Something that’s both a pro and a con is the general level of emotion of the weekend itself. The days before and immediately after were pretty stressful and/or difficult. For example, I decided to go to the race expo the day before the marathon, which may have been a mistake. I also brought my small kids and normal-sized parents along. McCormick Place, where the expo was held, should have its own zip code. I had accidentally put the address for the wrong parking garage into Google Maps, still at McCormick Place mind you, but on the wrong side which was coincidentally on the wrong side of the highway, so I got embarrassingly lost to the point of yelling at everyone in the car and trying to rip the steering wheel off the steering column. I was a mess. Then we got in there and there were about a billion people inside, so trying to keep track of my own family was difficult, to say the least. I wasn’t handling stress well because my baseline anxiety level was about an eight out of ten going into the weekend, something I had failed to acknowledge for myself but everyone in my family recognized easily enough. I went to bed at 7:30pm the night before the race, and that was the best decision I made that entire day.

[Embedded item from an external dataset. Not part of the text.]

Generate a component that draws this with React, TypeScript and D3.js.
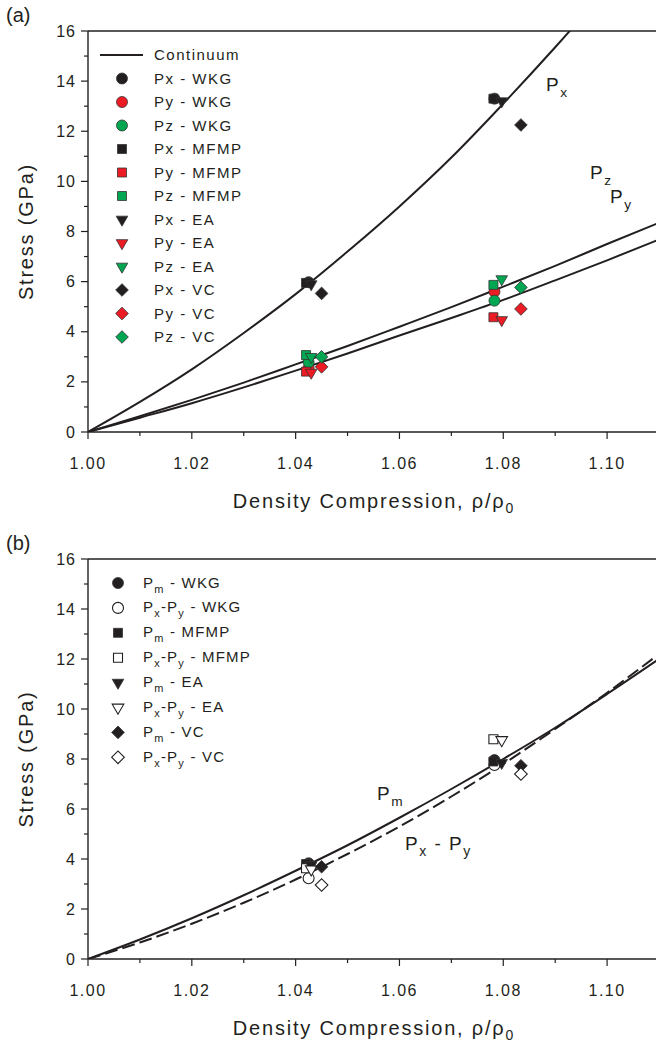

The next day, the alarm went off at 4:15am, and I was ready. I was calm and excited. I already talked about the amazing highs of the race itself in my recap post, but the whole morning, I was just smiling like a fool and felt happy to be there. I was almost in disbelief at having finally made it. The miles came and went, and then the race was over, and I did actually feel sad that it was done. I was also a little sad that I was going to be in a whole lot of pain in the coming days and had a bit of a “what have I just done to myself?” kind of feeling. There are more parallels to childbirth that I feel comfortable admitting, but instead of the hormones that allow a mother to forget the physical pain of labor, all of us who completed the race are considering going through it all again, contemplating our Why’s, and weighing our own pros and cons.

As you can see, the decision struggle is real. I’m still not sure what I’ll do, but I’ll let you know. I’m going to keep waffling over here for a while. The lessons I learned from the marathon about connection and hope will stay with me if I run the race again or not, but maybe it’s a lesson worth revisiting.